Clouds at dawn change from red to orange to pale yellow, like black gum trees in reverse. A towhee lands in the lilac—a splash of rose.
2008
October 7, 2008
33°F at dawn. The quarry is loud in the east, and it’s hard to shake the impression that I’m listening to the dull machinery of the sun.
October 6, 2008
A least flycatcher materializes in the cherry tree, finds three invisible morsels on as many leaves, issues a crisp che-bek! and flies off.
October 5, 2008
Through the darkness and fog, loud thuds from the black walnut trees that encircle the houses, a slow carpet bombing that goes on for weeks.
October 4, 2008
First light, and a great-horned owl is calling down in the hollow, the first three notes of each call drowned out by this rabble of a rain.
October 3, 2008
A song sparrow sings, and suddenly it’s spring again.
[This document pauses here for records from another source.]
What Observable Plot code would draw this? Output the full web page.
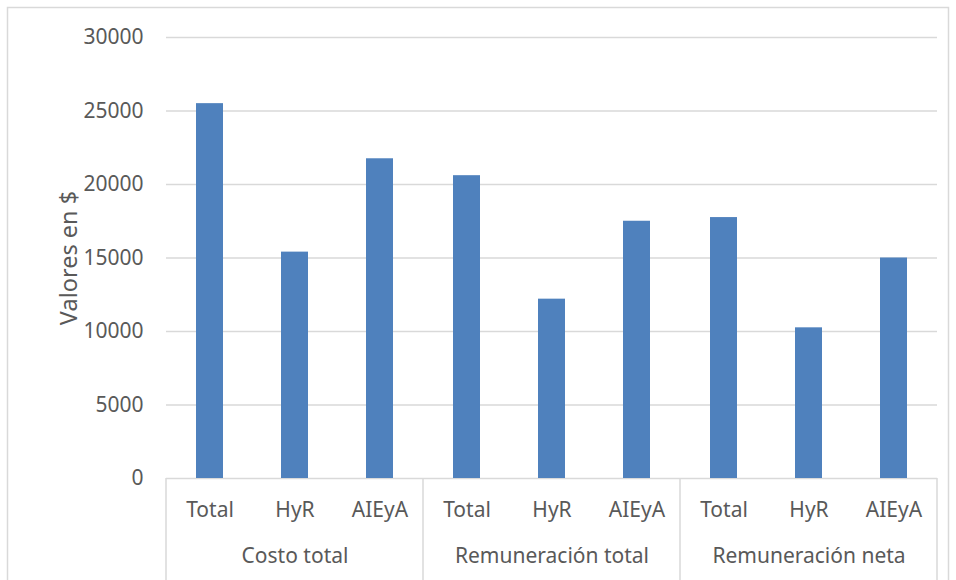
<!DOCTYPE html>
<html>
<head>
<meta charset="utf-8">
<script src="https://cdn.jsdelivr.net/npm/d3@7"></script>
<script src="https://cdn.jsdelivr.net/npm/@observablehq/plot@0.6"></script>
<style>
  html, body { margin: 0; padding: 0; background: #fff; }
  #chart svg { display: block; font-family: "Noto Sans", sans-serif; }
</style>
</head>
<body>
<div id="chart"></div>
<script>
// Grupos de indicadores y sus desagregaciones
const groups = ["Costo total", "Remuneración total", "Remuneración neta"];
const subs = ["Total", "HyR", "AIEyA"];

// Valores en $ por grupo (Total, HyR, AIEyA)
const costoTotal = [25500, 15400, 21750];
const remuneracionTotal = [20600, 12200, 17500];
const remuneracionNeta = [17750, 10250, 15000];

const yTicks = [0, 5000, 10000, 15000, 20000, 25000, 30000];

const seriesByGroup = [costoTotal, remuneracionTotal, remuneracionNeta];
const data = groups.flatMap((g, i) =>
  subs.map((s, j) => ({group: g, sub: s, value: seriesByGroup[i][j]}))
);

const W = 956, H = 580;
const textColor = "#595959";
const lineColor = "#d9d9d9";

const plot = Plot.plot({
  width: W,
  height: H,
  marginLeft: 165,
  marginRight: 18,
  marginTop: 37,
  marginBottom: 102,
  style: {fontSize: "21px", color: textColor, background: "#fff"},
  fx: {domain: groups, padding: 0},
  x: {domain: subs, paddingInner: 0.68, paddingOuter: 0.34},
  y: {domain: [0, 30000]},
  marks: [
    Plot.gridY(yTicks, {stroke: lineColor, strokeOpacity: 1, strokeWidth: 1.5}),
    Plot.barY(data, {fx: "group", x: "sub", y: "value", fill: "#4f81bd"}),
    Plot.axisY(yTicks, {
      tickSize: 0, tickPadding: 23, fill: textColor,
      tickFormat: d => String(d), label: null
    }),
    Plot.axisY([], {
      tickSize: 0, fill: textColor, fontSize: 23.5,
      label: "Valores en $", labelAnchor: "center", labelArrow: "none", labelOffset: 106
    }),
    Plot.axisX({tickSize: 0, tickPadding: 24, label: null, fill: textColor}),
    Plot.axisFx({anchor: "bottom", tickSize: 0, tickPadding: 70, label: null, fill: textColor})
  ]
});

document.getElementById("chart").appendChild(plot);

// Separadores de grupo bajo el eje y marco exterior
const svg = d3.select(plot);
const fx = plot.scale("fx");
const y0 = plot.scale("y").apply(0);
const edges = groups.map(g => fx.apply(g)).concat([fx.apply(groups[groups.length - 1]) + fx.bandwidth]);

svg.append("g")
  .attr("stroke", lineColor)
  .attr("stroke-width", 1.5)
  .selectAll("line")
  .data(edges)
  .join("line")
  .attr("x1", d => d).attr("x2", d => d)
  .attr("y1", y0).attr("y2", H);

svg.append("rect")
  .attr("x", 7.5).attr("y", 7.5)
  .attr("width", W - 15).attr("height", H)
  .attr("fill", "none")
  .attr("stroke", lineColor)
  .attr("stroke-width", 1.5);
</script>
</body>
</html>
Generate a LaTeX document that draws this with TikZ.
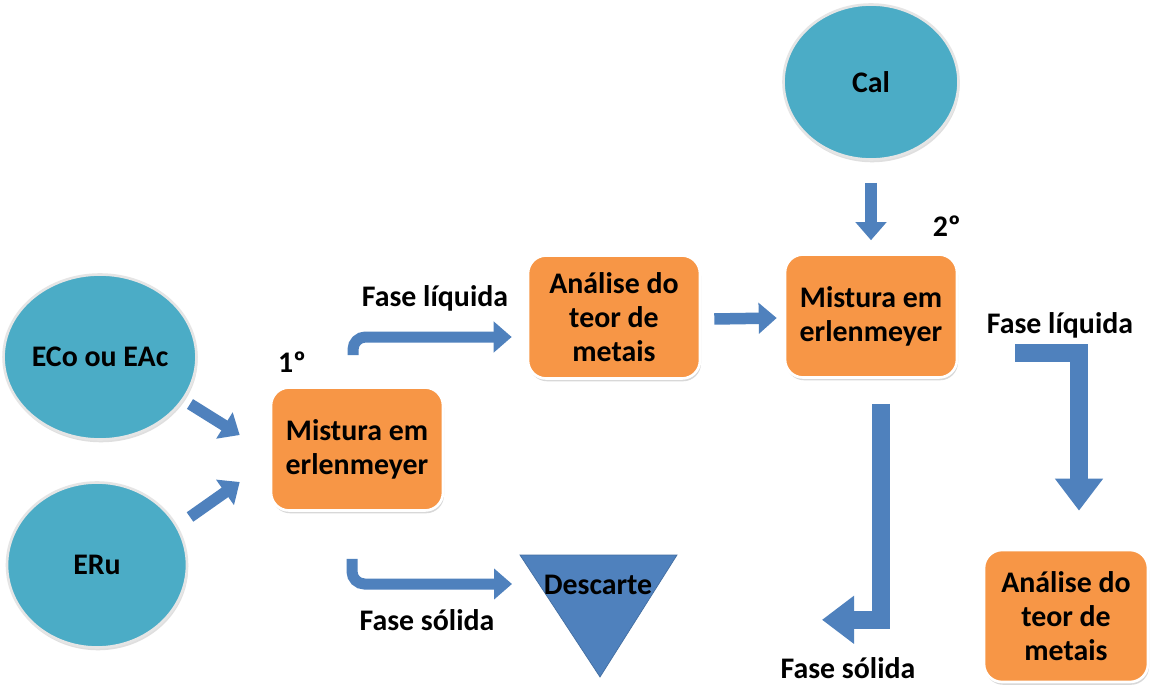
\documentclass[tikz,border=0pt]{standalone}
\usepackage{fontspec}
\setmainfont{Carlito}
\usetikzlibrary{positioning,calc,arrows.meta,shapes.geometric,shadows}
\definecolor{ellblue}{HTML}{4BACC6}
\definecolor{boxorange}{HTML}{F79646}
\definecolor{arblue}{HTML}{4F81BD}
\begin{document}
\begin{tikzpicture}[x=0.02cm, y=-0.02cm,
  every node/.style={font=\bfseries\fontsize{17}{19.5}\selectfont},
  box/.style={rectangle, rounded corners=0.36cm, draw=white, line width=1.5pt,
              fill=boxorange, drop shadow={opacity=0.3, shadow xshift=0.6pt, shadow yshift=-1.6pt},
              minimum width=3.44cm, minimum height=2.46cm, align=center, inner sep=0pt},
  ell/.style={ellipse, draw=white!80!gray, line width=1.5pt, fill=ellblue,
              drop shadow={opacity=0.25, shadow xshift=0.6pt, shadow yshift=-1.6pt},
              minimum width=3.6cm, minimum height=3.3cm, inner sep=0pt},
  ar/.style={draw=arblue, line width=0.23cm, -{Triangle[width=0.6cm,length=0.36cm]}},
  bigar/.style={draw=arblue, line width=0.36cm, -{Triangle[width=0.92cm,length=0.64cm]}}
]
  \path[use as bounding box, fill=white] (0,0) rectangle (1150,686);

  \node[ell] (eco) at (100,357) {ECo ou EAc};
  \node[ell] (eru) at (97,565) {ERu};
  \node[ell, minimum width=3.5cm, minimum height=3.1cm] (cal) at (871,82) {Cal};
  \node[box] (m1) at (357,449) {Mistura em\\erlenmeyer};
  \node[box] (a1) at (614,317) {Análise do\\teor de\\metais};
  \node[box] (m2) at (871,316) {Mistura em\\erlenmeyer};
  \node[box, minimum width=3.28cm, minimum height=2.64cm] (a2) at (1066,616) {Análise do\\teor de\\metais};
  \node[above right=0.26cm and 0.16cm of m1.north west, inner sep=0pt] (n1) {1º};
  \node[above left=0.32cm and -0.06cm of m2.north east, inner sep=0pt] (n2) {2º};

  \coordinate (dtop) at (520,555);
  \filldraw[fill=arblue, draw=arblue!85!black] (dtop) -- (677,555) -- (600,677) -- cycle;
  \node (desc) at (598,585) {Descarte};

  \node (fl1) at (435,298) {Fase líquida};
  \node (fs1) at (427,620) {Fase sólida};
  \node (fl2) at (1060,325) {Fase líquida};
  \node (fs2) at (848,668) {Fase sólida};

  \draw[ar] ($(eco)+(90,47)$) -- ($(m1.west)+(-30,-14)$);
  \draw[ar] ($(eru)+(93,-48)$) -- ($(m1.west)+(-30,33)$);
  \draw[ar, line width=0.22cm, rounded corners=0.25cm] ($(m1.north)+(-4,-31)$) |- ($(a1.west)+(-15,20)$);
  \draw[ar, line width=0.22cm, rounded corners=0.25cm] ($(m1.south)+(-5,47)$) |- ($(dtop)+(-8,29)$);
  \draw[ar] ($(a1.east)+(13,2)$) -- ($(m2.west)+(-7,2)$);
  \draw[ar] ($(cal.south)+(0,22)$) -- ($(m2.north)+(0,-13)$);
  \draw[bigar] ($(m2.south)+(10,25)$) |- ($(m2.south)+(-49,241)$);
  \draw[bigar] ($(m2.east)+(57,37)$) -| ($(a2.north)+(13,-38)$);
\end{tikzpicture}
\end{document}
In the front garden, under browning leaves, the witch hazel dangles spidery blooms.
October 2, 2008
Overcast and gusty, a day for flying leaves: those that twirl, those that circle, those that flutter, those that tumble, those that sail.
October 1, 2008
A pileated woodpecker hammers on a dead tree, resonant as it never was in life. I watch ground fog form and dissipate into a clear dawn sky.
September 30, 2008
The three black locust saplings in the old corral have grown several feet since spring, and now are beginning to yellow from the inside out.
September 29, 2008
Rising after daybreak, I search out scraps of darkness: a log sunk in the weeds, the rootball of a toppled tree, the sound of grackles.
September 28, 2008
Steady rain. Two squirrels passing each other on the driveway circle briefly, as if on an invisible roundabout. A towhee’s mindless chant.
September 27, 2008
First one, then a second Carolina wren pops out from under the eaves, perches in the fretwork for a second, and flies off into the fog.
September 26, 2008
A large flock of geese somewhere above the clouds. The purple asters in the garden are folded shut like sea anemones with overly long arms.
September 25, 2008
No yellow in the lilac yet, but a growing spectrum of greens. Random clatters from the new house site, where a green metal roof is going up.